Pierre Jay, the Massachusetts Banking Commissioner, and a Boston merchant by the name of Edward Filene were instrumental in passing the first state legislation in the United States in 1909 in the state of Massachusetts. Growth was slow, both for the legislation in other states and the Massachusetts Credit Union Association. Only a very few states followed suit to pass laws on credit unions.

In 1921, Felene stepped up his efforts to get laws passed in other states and for the creation of more credit unions. He formed the Credit Union National Extension Bureau spending one million dollars from his own pocket. He hired the services of attorney Roy F. Bergengren to support his efforts for legislation. By 1925, 25 states passed credit union laws and there were 419 credit unions with a total membership of 108,000. By 1935 the number of credit unions grew to 3,372 with a membership of 641,800 and 35 states had credit union laws.

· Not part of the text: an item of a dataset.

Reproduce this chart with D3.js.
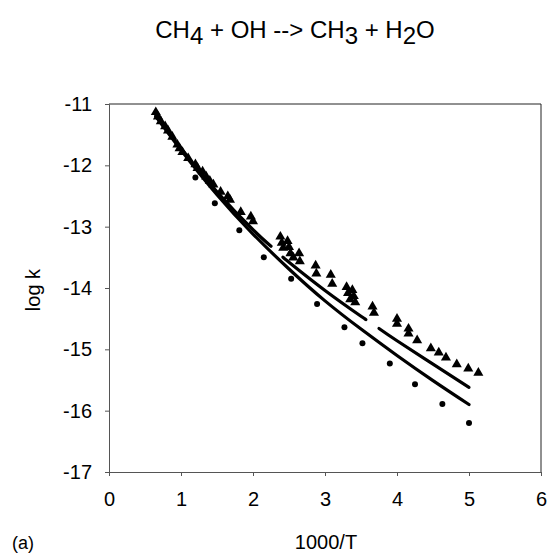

In actual practice, credit unions are an organized group of people that provide cheap financial service to their members. The members pool their resources. Unlike banks, the stress is on giving financial services to members rather that making a profit.

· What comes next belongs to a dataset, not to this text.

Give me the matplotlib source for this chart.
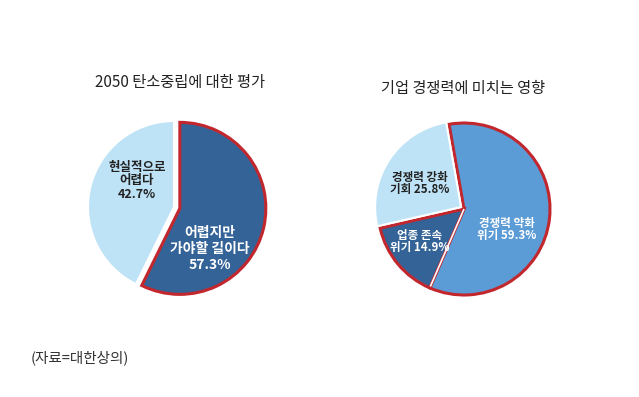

Most credit unions are governed by a voluntary board with the board members being local people. The banks have highly paid professionals on their board. They have to be paid a hefty sitting fee and traveling expenses. You can see how that amounts to a huge saving for credit unions.

The banks are motivated by profit which is disbursed among the stockholders. On the other hand, the intention of the credit unions is to provide cheap credit to members. These factors help the credit unions keep their operating costs very low. As there is no profit motive there is no need to show big surpluses in the balance sheet.

Compared to banks, the credit unions have no intention of making huge profits to distribute among the stockholders. Since expenses are kept very low, it allows credit unions to offer credit to their members at very low rates. They also keep their service fees for their members very low.

For the same reason credit unions are also able to offer better mortgage deals. That is also why they can pay much better returns on the savings of the members. The surplus funds available with the credit unions are distributed among the members as dividends. You'd be wise to join a credit union in your locality.